Allocation decisions for excess and umbrella policies also are often influenced by the underlying primary policies. If the primary policies have annual limits, it may be appropriate for a following form multiyear excess policy to annualize an occurrence that spreads across the entire policy term of the excess policy. If the excess contracts and the facultative reinsurance of the excess contracts are all written on a following form basis, and they follow primary contracts that have annualized limits of liability, the natural business expectation is that the reinsurance will apply on an annualized basis. The courts, however, do not always see it this way.
The Reinsurance Dispute
The reinsurance dispute is obvious. Does the limit of liability of a multiyear facultative certificate apply on a per occurrence basis each year of the multiyear agreement or does it apply as one single limit per occurrence for the term of the facultative certificate? This issue may arise even if the underlying policy has annualized aggregate limits, but the facultative certificate is silent or unclear on whether that aggregate is extended to the reinsurance.
In recent cases, several courts were faced with facultative certificates with follow-the-form and follow-the-settlements language, but none of the certificates had any explicit language allowing annualization of the reinsurance limits. The courts also were faced with arguments based on the traditional follow-the-fortunes doctrine. See, e.g., Commercial Union Insurance Co. v Swiss Reinsurance American Corp., No. Civ. 00-12267-DPW, 2003 U.S. Dist. LEXIS 4974 (D Mass Mar. 31, 2003); American Employers' Insurance Co. v Swiss Reinsurance American Corp., 275 F Supp 2d 29 (D Mass Aug. 5, 2003); Travelers Cas. & Surety Co. v Constitution Reins. Corp., No. 01-71057 (ED Mich Aug. 2, 2004).
In analyzing these disputes, the courts rejected the follow-the-fortunes argument and looked only to the language of the facultative certificates to determine the scope of the reinsurance obligation. (Our prior columns discussed the follow-the-fortunes issues and that analysis will not be repeated here.)
When reviewing reinsurance contracts, courts first look to the plain and ordinary meaning of the terms of the contracts. Unambiguous contracts are typically enforced according to their terms. The courts will not read terms into the contracts and will not go beyond the express terms of the contracts. These maxims were applied by the courts in the recent annualization cases.
In construing the facultative certificates in the context of annualization claims, the courts rejected the argument that the parties intended a single event spanning multiple years to constitute a separate occurrence in each year. The courts rejected this argument, in part, because the definition of "occurrence" in the underlying policies did not limit an occurrence to a single year and nothing in the facultative certificates did either. Moreover, the facultative certificates did not expressly state that the liability limits would apply annually or each year or for each annual period. Rather, the certificates granted coverage up to the stated limits for each occurrence during the period of the reinsurance coverage.
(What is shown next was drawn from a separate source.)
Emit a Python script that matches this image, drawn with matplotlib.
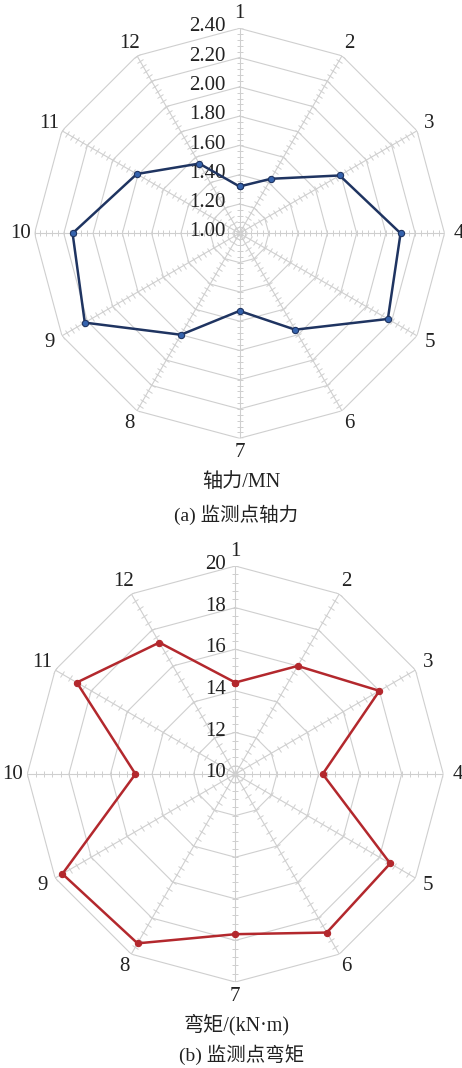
import numpy as np
import matplotlib
matplotlib.use('Agg')
import matplotlib.pyplot as plt
from matplotlib.markers import MarkerStyle
from matplotlib.transforms import Affine2D

plt.rcParams['font.family'] = ['Liberation Serif', 'Noto Sans CJK SC', 'DejaVu Sans']

# monitoring points
points = [str(i) for i in range(1, 13)]

# (a) axial force, MN
axial = [1.32, 1.43, 1.79, 2.10, 2.17, 1.76, 1.53, 1.80, 2.22, 2.14, 1.81, 1.55]
axial_ticks = [1.00, 1.20, 1.40, 1.60, 1.80, 2.00, 2.20, 2.40]

# (b) bending moment, kN·m
moment = [14.4, 16.0, 18.0, 14.2, 18.6, 18.8, 17.7, 19.4, 19.6, 14.8, 18.8, 17.3]
moment_ticks = [10, 12, 14, 16, 18, 20]

GRID = '#cfcfcf'
TXT = '#222222'


def radar(ax, values, ticks, minor_step, color, mfc, fmt, lab_off):
    n = len(points)
    theta = np.arange(n) * 2 * np.pi / n
    rmin, rmax = ticks[0], ticks[-1]
    ax.set_theta_zero_location('N')
    ax.set_theta_direction(-1)
    ax.set_rlim(rmin, rmax)
    ax.set_xticks([])
    ax.set_yticks([])
    ax.grid(False)
    ax.spines['polar'].set_visible(False)
    ax.patch.set_visible(False)

    tclosed = np.append(theta, theta[0])
    # polygon rings
    for r in ticks[1:]:
        ax.plot(tclosed, [r] * (n + 1), color=GRID, lw=0.8, zorder=1)
    # spokes + minor ticks
    minor = np.arange(rmin, rmax + minor_step / 2, minor_step)
    for k, t in enumerate(theta):
        ax.plot([t, t], [rmin, rmax], color=GRID, lw=0.8, zorder=1)
        ms = MarkerStyle('_', transform=Affine2D().rotate_deg(-30 * k))
        ax.plot([t] * len(minor), minor, ls='none', marker=ms, ms=5,
                mec=GRID, mew=0.7, zorder=1)

    # radial labels
    for r in ticks:
        ax.annotate(fmt.format(r), xy=(0, r), xytext=(lab_off, 1),
                    textcoords='offset points', ha='right', va='center',
                    fontsize=15, color=TXT, zorder=2)
    # category labels
    rl = rmin + (rmax - rmin) * 1.07
    for t, p in zip(theta, points):
        ax.text(t, rl, p, ha='center', va='center', fontsize=15, color=TXT)

    vals = list(values) + [values[0]]
    ax.plot(tclosed, vals, color=color, lw=1.8, marker='o', ms=4.5,
            mfc=mfc, mec=color, mew=0.8, zorder=3)


fig = plt.figure(figsize=(4.62, 10.68), dpi=100)

ax1 = fig.add_axes([0.0747, 0.5896, 0.8874, 0.3839], projection='polar')
radar(ax1, axial, axial_ticks, 0.04, '#1f3461', '#3563ad', '{:.2f}', -10)

ax2 = fig.add_axes([0.0591, 0.0805, 0.9004, 0.3895], projection='polar')
radar(ax2, moment, moment_ticks, 0.4, '#b3282d', '#b3282d', '{:d}', -7)

fig.text(0.522, 0.5478, '轴力/MN', ha='center', va='center', fontsize=14.5, color=TXT)
fig.text(0.512, 0.5178, '(a) 监测点轴力', ha='center', va='center', fontsize=14, color=TXT)
fig.text(0.513, 0.0403, '弯矩/(kN·m)', ha='center', va='center', fontsize=14.5, color=TXT)
fig.text(0.522, 0.0122, '(b) 监测点弯矩', ha='center', va='center', fontsize=14, color=TXT)

fig.savefig('out.png', dpi=100, facecolor='white')
plt.close(fig)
The basic point of these cases is that the courts tend not to interpret reinsurance contracts to cover losses not expressly provided for in the unambiguous terms of the contracts. What the courts are saying is that if the parties wish to contract for annualized limits, they should do so expressly in the facultative certificate. This brings us back once again to the need for reinsurance contract terms to be carefully and clearly drafted, even if they contain a follow-the-form clause.
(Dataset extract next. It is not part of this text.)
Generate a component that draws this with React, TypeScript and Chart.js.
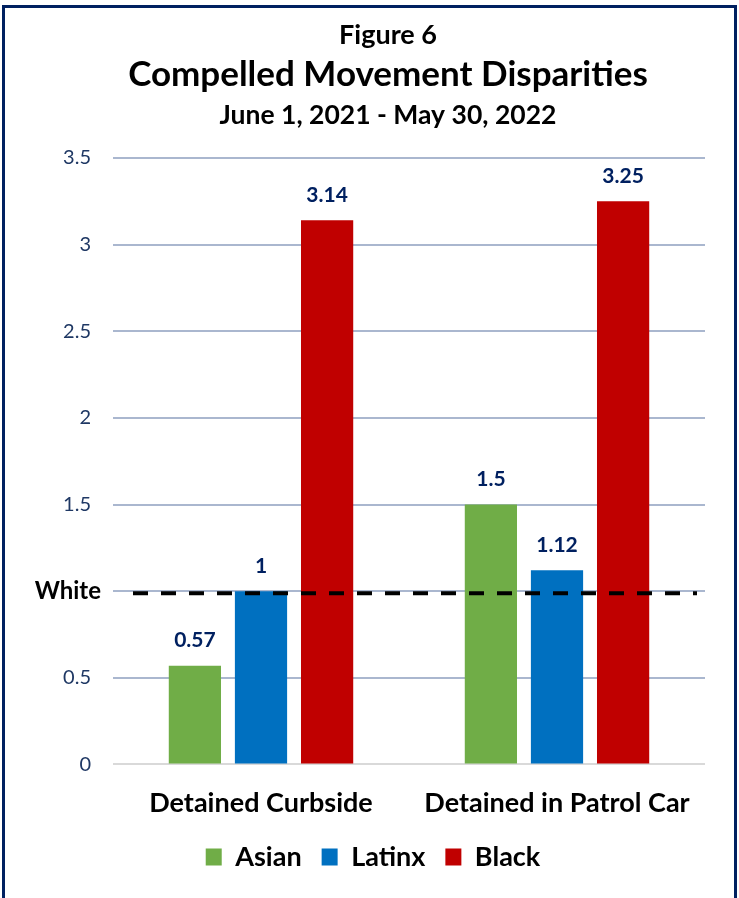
import React, { useEffect, useRef } from 'react';
import { Chart, registerables } from 'chart.js';

Chart.register(...registerables);

const categories = ['Detained Curbside', 'Detained in Patrol Car'];
const seriesNames = ['Asian', 'Latinx', 'Black'];
const asianValues = [0.57, 1.5];
const latinxValues = [1, 1.12];
const blackValues = [3.14, 3.25];
const seriesColors = ['#70AD47', '#0070C0', '#C00000'];
const yTickValues = [0, 0.5, 1, 1.5, 2, 2.5, 3, 3.5];
const referenceValue = 1;
const referenceLabel = 'White';
const titleLines = ['Figure 6', 'Compelled Movement Disparities', 'June 1, 2021 - May 30, 2022'];

const FONT = 'Lato';
const NAVY = '#1F3864';

const overlayPlugin = {
  id: 'overlay',
  afterDatasetsDraw(chart: any) {
    const { ctx, scales } = chart;
    const y = scales.y;
    ctx.save();
    // data labels
    ctx.fillStyle = '#002060';
    ctx.font = `bold 21px ${FONT}`;
    ctx.textAlign = 'center';
    ctx.textBaseline = 'middle';
    chart.data.datasets.forEach((ds: any, di: number) => {
      const meta = chart.getDatasetMeta(di);
      meta.data.forEach((el: any, i: number) => {
        ctx.fillText(String(ds.data[i]), el.x, el.y - 25);
      });
    });
    // reference dashed line
    const ry = y.getPixelForValue(referenceValue) + 2;
    ctx.strokeStyle = '#000000';
    ctx.lineWidth = 4;
    ctx.setLineDash([15, 13]);
    ctx.beginPath();
    ctx.moveTo(chart.chartArea.left + 20, ry);
    ctx.lineTo(chart.chartArea.right - 8, ry);
    ctx.stroke();
    ctx.setLineDash([]);
    // reference label
    ctx.fillStyle = '#000000';
    ctx.font = `bold 24px ${FONT}`;
    ctx.textAlign = 'right';
    ctx.fillText(referenceLabel, chart.chartArea.left - 12, ry - 2);
    ctx.restore();
  },
  afterDraw(chart: any) {
    const { ctx } = chart;
    ctx.save();
    ctx.fillStyle = '#000000';
    ctx.textAlign = 'center';
    ctx.textBaseline = 'middle';
    const cx = 388;
    ctx.font = `bold 27px ${FONT}`;
    ctx.fillText(titleLines[0], cx, 35);
    ctx.font = `bold 35px ${FONT}`;
    ctx.fillText(titleLines[1], cx, 75);
    ctx.font = `bold 26.5px ${FONT}`;
    ctx.fillText(titleLines[2], cx, 115);
    ctx.restore();
  },
};

export default function App() {
  const canvasRef = useRef<HTMLCanvasElement | null>(null);

  useEffect(() => {
    document.body.style.margin = '0';
    document.body.style.overflow = 'hidden';
    const canvas = canvasRef.current;
    if (!canvas) return;
    const valuesBySeries = [asianValues, latinxValues, blackValues];
    const chart = new Chart(canvas, {
      type: 'bar',
      data: {
        labels: categories,
        datasets: seriesNames.map((name, i) => ({
          label: name,
          data: valuesBySeries[i],
          backgroundColor: seriesColors[i],
          borderWidth: 0,
          categoryPercentage: 0.67,
          barPercentage: 0.79,
        })),
      },
      options: {
        responsive: false,
        animation: false,
        layout: { padding: { top: 158, right: 0, left: 7, bottom: 17.6 } },
        plugins: {
          title: { display: false },
          tooltip: { enabled: false },
          legend: {
            display: true,
            position: 'bottom',
            labels: {
              boxWidth: 16,
              boxHeight: 17,
              padding: 20,
              color: '#000000',
              font: { family: FONT, weight: 'bold', size: 27 },
            },
          },
        },
        scales: {
          x: {
            grid: { display: false, drawTicks: false },
            border: { display: false },
            ticks: {
              color: '#000000',
              padding: 23,
              font: { family: FONT, weight: 'bold', size: 27 },
            },
            afterFit: (scale: any) => {
              scale.height = 59;
            },
          },
          y: {
            min: 0,
            max: 3.5,
            afterBuildTicks: (scale: any) => {
              scale.ticks = yTickValues.map((v) => ({ value: v }));
            },
            afterFit: (scale: any) => {
              scale.width = 106;
            },
            border: { display: false },
            grid: {
              drawTicks: false,
              lineWidth: 2,
              color: (c: any) => (c.tick && c.tick.value === 0 ? '#D9D9D9' : '#AAB7CF'),
            },
            ticks: {
              padding: 22,
              color: NAVY,
              font: { family: FONT, size: 20 },
              callback: (v: any) => (Number(v) === referenceValue ? '' : String(v)),
            },
          },
          rightSpace: {
            type: 'linear',
            position: 'right',
            display: true,
            grid: { display: false, drawTicks: false },
            border: { display: false },
            ticks: { display: false },
            afterFit: (scale: any) => {
              scale.width = 34;
            },
          },
        },
      },
      plugins: [overlayPlugin],
    });
    return () => chart.destroy();
  }, []);

  return (
    <div style={{ position: 'absolute', left: 0, top: 0, width: 739, height: 898, background: '#fff' }}>
      <canvas ref={canvasRef} width={739} height={898} style={{ display: 'block' }} />
      <div
        style={{
          position: 'absolute',
          left: 2,
          top: 5,
          width: 729,
          height: 900,
          borderLeft: '3px solid #002060',
          borderTop: '3px solid #002060',
          borderRight: '3px solid #002060',
          pointerEvents: 'none',
        }}
      />
    </div>
  );
}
The cases, however, present reinsureds with a serious problem. In these cases, it may have been reasonable for the reinsureds to settle and then allocate the settlement to their multiyear policies on an annualized basis given the facts of the cases, the nature of the primary policies, the likelihood of unfavorable state law applying to the claims, and the disposition of the courts to maximize insurance coverage. As these cases point out, the facultative certificates may not explicitly state the extent to which their limits follow those of the underlying reinsured policies. Thus, the reinsured may not be certain of a full annualized recovery from its reinsurers even though the underlying settlement might have been reasonable on an annualized basis. Without express language in the facultative certificates allowing the reinsureds to cede the settlement on an annualized basis, the reasonableness of the original settlement decision may, as these cases suggest, give way to the perceived unambiguous terms of the reinsurance agreements.